◆ **Goal**: Without including the pictures, copy out every line below.

┄┄┄┄┄┄

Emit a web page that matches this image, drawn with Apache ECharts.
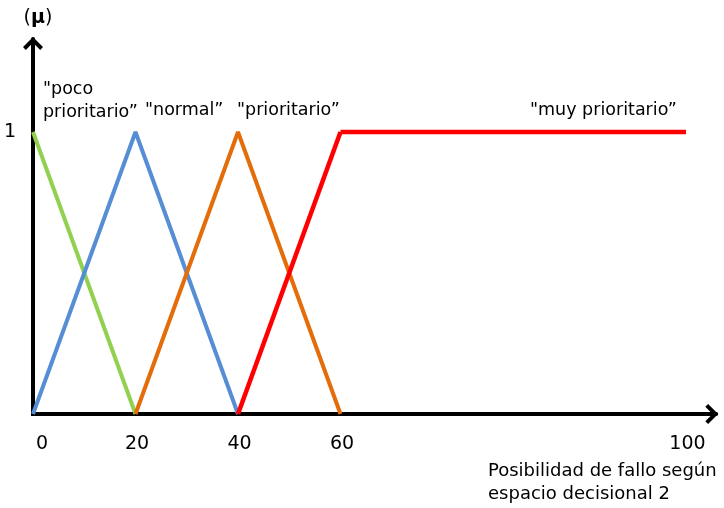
<!DOCTYPE html>
<html>
<head>
<meta charset="utf-8">
<script src="https://cdn.jsdelivr.net/npm/echarts@6/dist/echarts.min.js"></script>
<style>
  html, body { margin: 0; padding: 0; background: #fff; }
  #chart { width: 724px; height: 508px; }
</style>
</head>
<body>
<div id="chart"></div>
<script>
// Funciones de pertenencia: [posibilidad de fallo, grado de pertenencia μ]
const pocoPrioritario = [[0, 1], [20, 0]];
const normal = [[0, 0], [20, 1], [40, 0]];
const prioritario = [[20, 0], [40, 1], [60, 0]];
const muyPrioritario = [[40, 0], [60, 1], [100, 1]];

// Marcas de los ejes
const xTicksLeft = [0, 20, 40, 60];
const xTicksRight = [100];
const yTicks = [1];

// Etiquetas de los conjuntos borrosos
const labelPoco = '"poco\nprioritario”';
const labelNormal = '"normal”';
const labelPrioritario = '"prioritario”';
const labelMuy = '"muy prioritario”';
const xTitle = 'Posibilidad de fallo según\nespacio decisional 2';

const FONT = 'DejaVu Sans';
const SPLIT = 60; // tramo 0–60 en la primera rejilla, 60–100 en la segunda

// Flecha abierta (apunta hacia arriba; ECharts la gira según el eje)
const ARROW = 'path://M10,0L20,10L17.2,12.8L10,5.6L2.8,12.8L0,10Z';

const curves = [
  { name: 'poco prioritario', data: pocoPrioritario, color: '#92D050', width: 4 },
  { name: 'normal', data: normal, color: '#558ED5', width: 4 },
  { name: 'prioritario', data: prioritario, color: '#E46C0A', width: 4 },
  { name: 'muy prioritario', data: muyPrioritario, color: '#FF0000', width: 4.5 }
];

const series = [];
curves.forEach((c, i) => {
  const parts = [
    [c.data.filter(p => p[0] <= SPLIT), 0],
    [c.data.filter(p => p[0] >= SPLIT), 1]
  ];
  parts.forEach(([pts, g]) => {
    if (pts.length < 2) return;
    series.push({
      type: 'line',
      name: c.name,
      xAxisIndex: g,
      yAxisIndex: g,
      data: pts,
      symbol: 'none',
      silent: true,
      z: 2 + i,
      lineStyle: { color: c.color, width: c.width }
    });
  });
});

const tickLabel = { fontFamily: FONT, fontSize: 19, color: '#000' };
const annFont = '17.5px "' + FONT + '"';

const option = {
  animation: false,
  backgroundColor: '#fff',
  grid: [
    { left: 33, top: 39, width: 307.5, height: 375 },
    { left: 340.5, top: 39, width: 375.7, height: 375 }
  ],
  xAxis: [
    {
      gridIndex: 0, type: 'value', min: 0, max: SPLIT,
      axisLine: { show: true, onZero: false, lineStyle: { color: '#000', width: 4, cap: 'square' } },
      axisTick: { show: false },
      splitLine: { show: false },
      axisLabel: Object.assign({ customValues: xTicksLeft, margin: 21, alignMinLabel: 'left', padding: [0, 0, 0, 3] }, tickLabel)
    },
    {
      gridIndex: 1, type: 'value', min: SPLIT, max: 103.5,
      axisLine: {
        show: true, onZero: false,
        symbol: ['none', ARROW], symbolSize: [20, 13], symbolOffset: [0, -4.5],
        lineStyle: { color: '#000', width: 4 }
      },
      axisTick: { show: false },
      splitLine: { show: false },
      axisLabel: Object.assign({ customValues: xTicksRight, margin: 21, padding: [0, 0, 0, 3] }, tickLabel)
    }
  ],
  yAxis: [
    {
      gridIndex: 0, type: 'value', min: 0, max: 1.33,
      name: '({m|μ})', nameLocation: 'end', nameGap: 11,
      nameTextStyle: {
        fontFamily: FONT, fontSize: 19, color: '#000', align: 'center', padding: [0, 0, 0, 10],
        rich: { m: { fontFamily: FONT, fontSize: 19, fontWeight: 'bold', color: '#000' } }
      },
      axisLine: {
        show: true, onZero: false,
        symbol: ['none', ARROW], symbolSize: [20, 13], symbolOffset: [0, -4.5],
        lineStyle: { color: '#000', width: 4 }
      },
      axisTick: { show: false },
      splitLine: { show: false },
      axisLabel: Object.assign({ customValues: yTicks, margin: 17 }, tickLabel)
    },
    {
      gridIndex: 1, type: 'value', min: 0, max: 1.33, show: false
    }
  ],
  series: series,
  graphic: [
    { type: 'text', x: 43, y: 77.5, silent: true,
      style: { text: labelPoco, font: annFont, fill: '#000', lineHeight: 23, align: 'left', verticalAlign: 'top' } },
    { type: 'text', x: 145, y: 110, silent: true,
      style: { text: labelNormal, font: annFont, fill: '#000', align: 'left', verticalAlign: 'middle' } },
    { type: 'text', x: 237, y: 110, silent: true,
      style: { text: labelPrioritario, font: annFont, fill: '#000', align: 'left', verticalAlign: 'middle' } },
    { type: 'text', x: 530, y: 110, silent: true,
      style: { text: labelMuy, font: annFont, fill: '#000', align: 'left', verticalAlign: 'middle' } },
    { type: 'text', x: 488, y: 459.5, silent: true,
      style: { text: xTitle, font: '18px "' + FONT + '"', fill: '#000', lineHeight: 23, align: 'left', verticalAlign: 'top' } }
  ]
};

const chart = echarts.init(document.getElementById('chart'), null, { renderer: 'canvas' });
chart.setOption(option);
</script>
</body>
</html>
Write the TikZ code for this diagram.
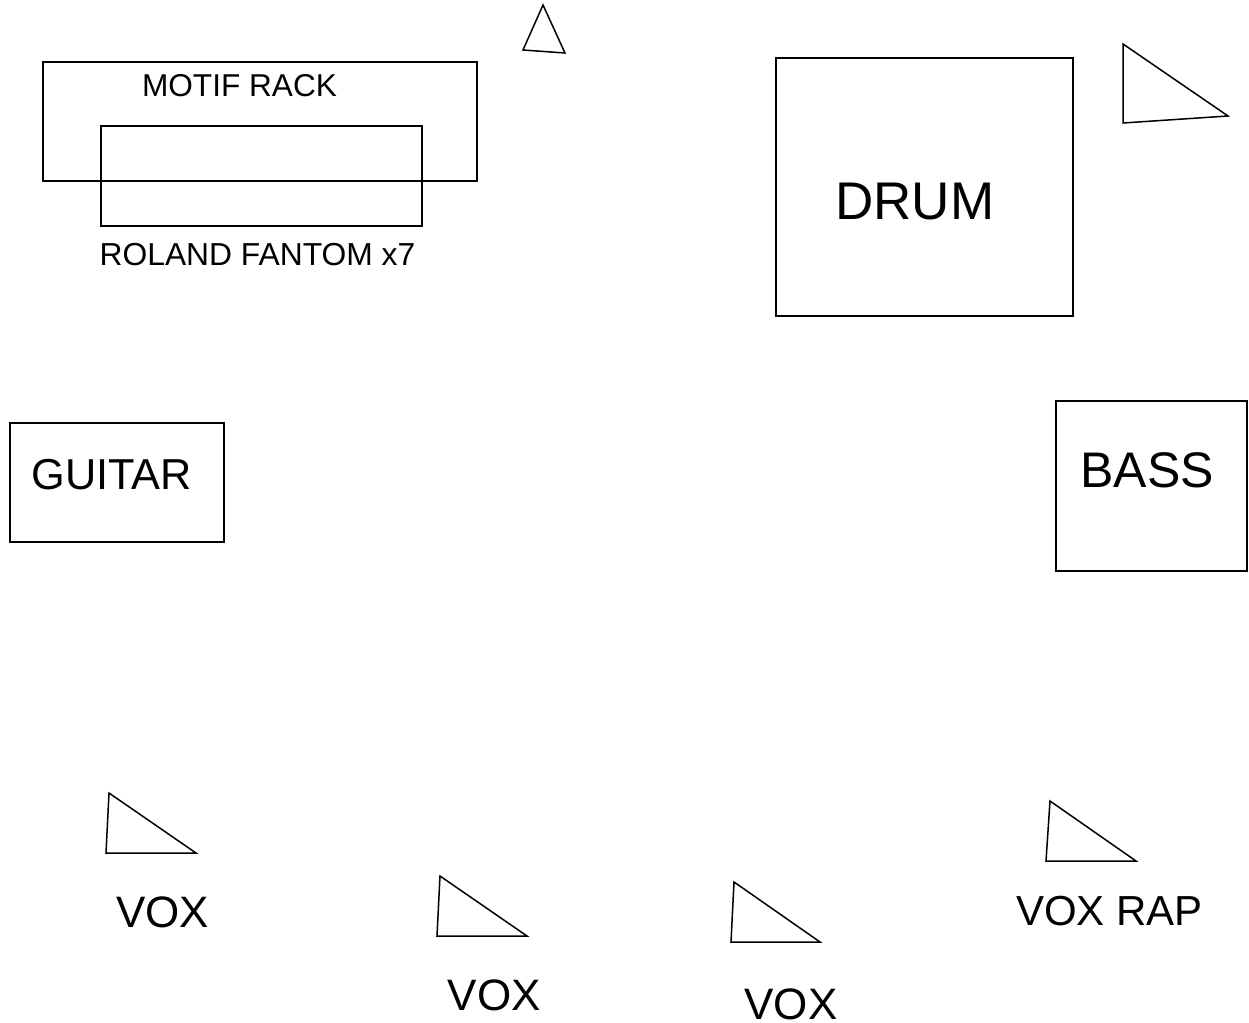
\documentclass[tikz,border=0pt]{standalone}
\usepackage{fontspec}
\setmainfont{Liberation Sans}
\begin{document}
\begin{tikzpicture}[x=1pt,y=-1pt,
  outline/.style={draw=black,line width=1.5pt,line join=miter},
  lbl/.style={inner sep=0pt,anchor=base,text=black}]
\useasboundingbox (0,0) rectangle (1249,1022);
% boxes
\draw[outline] (43,62) rectangle (477,181);
\draw[outline] (101,126) rectangle (422,226);
\draw[outline] (776,58) rectangle (1073,316);
\draw[outline] (10,423) rectangle (224,542);
\draw[outline] (1056,401) rectangle (1247,571);
% monitor wedges
\draw[outline] (543,5) -- (565,53) -- (523,50) -- cycle;
\draw[outline] (1123,44) -- (1228,116) -- (1123,123) -- cycle;
\draw[outline] (109,793) -- (196,853) -- (106,853) -- cycle;
\draw[outline] (440,876) -- (527,936) -- (437,936) -- cycle;
\draw[outline] (734,882) -- (820,942) -- (731,942) -- cycle;
\draw[outline] (1050,801) -- (1136,861) -- (1046,861) -- cycle;
% labels
\node[lbl,font=\fontsize{31.6}{37}\selectfont] (motif) at (239.5,97) {MOTIF RACK};
\node[lbl,font=\fontsize{31.8}{37}\selectfont] (fantom) at (257.5,265) {ROLAND FANTOM x7};
\node[lbl,font=\fontsize{53}{60}\selectfont] (drum) at (914.8,219) {DRUM};
\node[lbl,font=\fontsize{43.3}{50}\selectfont] (guitar) at (111.5,489.3) {GUITAR};
\node[lbl,font=\fontsize{50}{58}\selectfont] (bass) at (1147.3,487.3) {BASS};
\node[lbl,font=\fontsize{44}{52}\selectfont] (vox1) at (162.5,927) {VOX};
\node[lbl,font=\fontsize{44}{52}\selectfont] (vox2) at (494.3,1010) {VOX};
\node[lbl,font=\fontsize{44}{52}\selectfont] (vox3) at (791,1019) {VOX};
\node[lbl,font=\fontsize{42}{50}\selectfont] (voxrap) at (1109.5,925) {VOX RAP};
\end{tikzpicture}
\end{document}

┄┄┄┄┄┄

◆ **Exercise output**:
Emit a web page that matches this image, drawn with Apache ECharts.
<!DOCTYPE html>
<html>
<head>
<meta charset="utf-8">
<script src="https://cdn.jsdelivr.net/npm/echarts@6/dist/echarts.min.js"></script>
<style>
  html, body { margin: 0; padding: 0; background: #fff; }
  #chart { width: 724px; height: 508px; }
</style>
</head>
<body>
<div id="chart"></div>
<script>
// Funciones de pertenencia: [posibilidad de fallo, grado de pertenencia μ]
const pocoPrioritario = [[0, 1], [20, 0]];
const normal = [[0, 0], [20, 1], [40, 0]];
const prioritario = [[20, 0], [40, 1], [60, 0]];
const muyPrioritario = [[40, 0], [60, 1], [100, 1]];

// Marcas de los ejes
const xTicksLeft = [0, 20, 40, 60];
const xTicksRight = [100];
const yTicks = [1];

// Etiquetas de los conjuntos borrosos
const labelPoco = '"poco\nprioritario”';
const labelNormal = '"normal”';
const labelPrioritario = '"prioritario”';
const labelMuy = '"muy prioritario”';
const xTitle = 'Posibilidad de fallo según\nespacio decisional 2';

const FONT = 'DejaVu Sans';
const SPLIT = 60; // tramo 0–60 en la primera rejilla, 60–100 en la segunda

// Flecha abierta (apunta hacia arriba; ECharts la gira según el eje)
const ARROW = 'path://M10,0L20,10L17.2,12.8L10,5.6L2.8,12.8L0,10Z';

const curves = [
  { name: 'poco prioritario', data: pocoPrioritario, color: '#92D050', width: 4 },
  { name: 'normal', data: normal, color: '#558ED5', width: 4 },
  { name: 'prioritario', data: prioritario, color: '#E46C0A', width: 4 },
  { name: 'muy prioritario', data: muyPrioritario, color: '#FF0000', width: 4.5 }
];

const series = [];
curves.forEach((c, i) => {
  const parts = [
    [c.data.filter(p => p[0] <= SPLIT), 0],
    [c.data.filter(p => p[0] >= SPLIT), 1]
  ];
  parts.forEach(([pts, g]) => {
    if (pts.length < 2) return;
    series.push({
      type: 'line',
      name: c.name,
      xAxisIndex: g,
      yAxisIndex: g,
      data: pts,
      symbol: 'none',
      silent: true,
      z: 2 + i,
      lineStyle: { color: c.color, width: c.width }
    });
  });
});

const tickLabel = { fontFamily: FONT, fontSize: 19, color: '#000' };
const annFont = '17.5px "' + FONT + '"';

const option = {
  animation: false,
  backgroundColor: '#fff',
  grid: [
    { left: 33, top: 39, width: 307.5, height: 375 },
    { left: 340.5, top: 39, width: 375.7, height: 375 }
  ],
  xAxis: [
    {
      gridIndex: 0, type: 'value', min: 0, max: SPLIT,
      axisLine: { show: true, onZero: false, lineStyle: { color: '#000', width: 4, cap: 'square' } },
      axisTick: { show: false },
      splitLine: { show: false },
      axisLabel: Object.assign({ customValues: xTicksLeft, margin: 21, alignMinLabel: 'left', padding: [0, 0, 0, 3] }, tickLabel)
    },
    {
      gridIndex: 1, type: 'value', min: SPLIT, max: 103.5,
      axisLine: {
        show: true, onZero: false,
        symbol: ['none', ARROW], symbolSize: [20, 13], symbolOffset: [0, -4.5],
        lineStyle: { color: '#000', width: 4 }
      },
      axisTick: { show: false },
      splitLine: { show: false },
      axisLabel: Object.assign({ customValues: xTicksRight, margin: 21, padding: [0, 0, 0, 3] }, tickLabel)
    }
  ],
  yAxis: [
    {
      gridIndex: 0, type: 'value', min: 0, max: 1.33,
      name: '({m|μ})', nameLocation: 'end', nameGap: 11,
      nameTextStyle: {
        fontFamily: FONT, fontSize: 19, color: '#000', align: 'center', padding: [0, 0, 0, 10],
        rich: { m: { fontFamily: FONT, fontSize: 19, fontWeight: 'bold', color: '#000' } }
      },
      axisLine: {
        show: true, onZero: false,
        symbol: ['none', ARROW], symbolSize: [20, 13], symbolOffset: [0, -4.5],
        lineStyle: { color: '#000', width: 4 }
      },
      axisTick: { show: false },
      splitLine: { show: false },
      axisLabel: Object.assign({ customValues: yTicks, margin: 17 }, tickLabel)
    },
    {
      gridIndex: 1, type: 'value', min: 0, max: 1.33, show: false
    }
  ],
  series: series,
  graphic: [
    { type: 'text', x: 43, y: 77.5, silent: true,
      style: { text: labelPoco, font: annFont, fill: '#000', lineHeight: 23, align: 'left', verticalAlign: 'top' } },
    { type: 'text', x: 145, y: 110, silent: true,
      style: { text: labelNormal, font: annFont, fill: '#000', align: 'left', verticalAlign: 'middle' } },
    { type: 'text', x: 237, y: 110, silent: true,
      style: { text: labelPrioritario, font: annFont, fill: '#000', align: 'left', verticalAlign: 'middle' } },
    { type: 'text', x: 530, y: 110, silent: true,
      style: { text: labelMuy, font: annFont, fill: '#000', align: 'left', verticalAlign: 'middle' } },
    { type: 'text', x: 488, y: 459.5, silent: true,
      style: { text: xTitle, font: '18px "' + FONT + '"', fill: '#000', lineHeight: 23, align: 'left', verticalAlign: 'top' } }
  ]
};

const chart = echarts.init(document.getElementById('chart'), null, { renderer: 'canvas' });
chart.setOption(option);
</script>
</body>
</html>
Write the TikZ code for this diagram.
\documentclass[tikz,border=0pt]{standalone}
\usepackage{fontspec}
\setmainfont{Liberation Sans}
\begin{document}
\begin{tikzpicture}[x=1pt,y=-1pt,
  outline/.style={draw=black,line width=1.5pt,line join=miter},
  lbl/.style={inner sep=0pt,anchor=base,text=black}]
\useasboundingbox (0,0) rectangle (1249,1022);
% boxes
\draw[outline] (43,62) rectangle (477,181);
\draw[outline] (101,126) rectangle (422,226);
\draw[outline] (776,58) rectangle (1073,316);
\draw[outline] (10,423) rectangle (224,542);
\draw[outline] (1056,401) rectangle (1247,571);
% monitor wedges
\draw[outline] (543,5) -- (565,53) -- (523,50) -- cycle;
\draw[outline] (1123,44) -- (1228,116) -- (1123,123) -- cycle;
\draw[outline] (109,793) -- (196,853) -- (106,853) -- cycle;
\draw[outline] (440,876) -- (527,936) -- (437,936) -- cycle;
\draw[outline] (734,882) -- (820,942) -- (731,942) -- cycle;
\draw[outline] (1050,801) -- (1136,861) -- (1046,861) -- cycle;
% labels
\node[lbl,font=\fontsize{31.6}{37}\selectfont] (motif) at (239.5,97) {MOTIF RACK};
\node[lbl,font=\fontsize{31.8}{37}\selectfont] (fantom) at (257.5,265) {ROLAND FANTOM x7};
\node[lbl,font=\fontsize{53}{60}\selectfont] (drum) at (914.8,219) {DRUM};
\node[lbl,font=\fontsize{43.3}{50}\selectfont] (guitar) at (111.5,489.3) {GUITAR};
\node[lbl,font=\fontsize{50}{58}\selectfont] (bass) at (1147.3,487.3) {BASS};
\node[lbl,font=\fontsize{44}{52}\selectfont] (vox1) at (162.5,927) {VOX};
\node[lbl,font=\fontsize{44}{52}\selectfont] (vox2) at (494.3,1010) {VOX};
\node[lbl,font=\fontsize{44}{52}\selectfont] (vox3) at (791,1019) {VOX};
\node[lbl,font=\fontsize{42}{50}\selectfont] (voxrap) at (1109.5,925) {VOX RAP};
\end{tikzpicture}
\end{document}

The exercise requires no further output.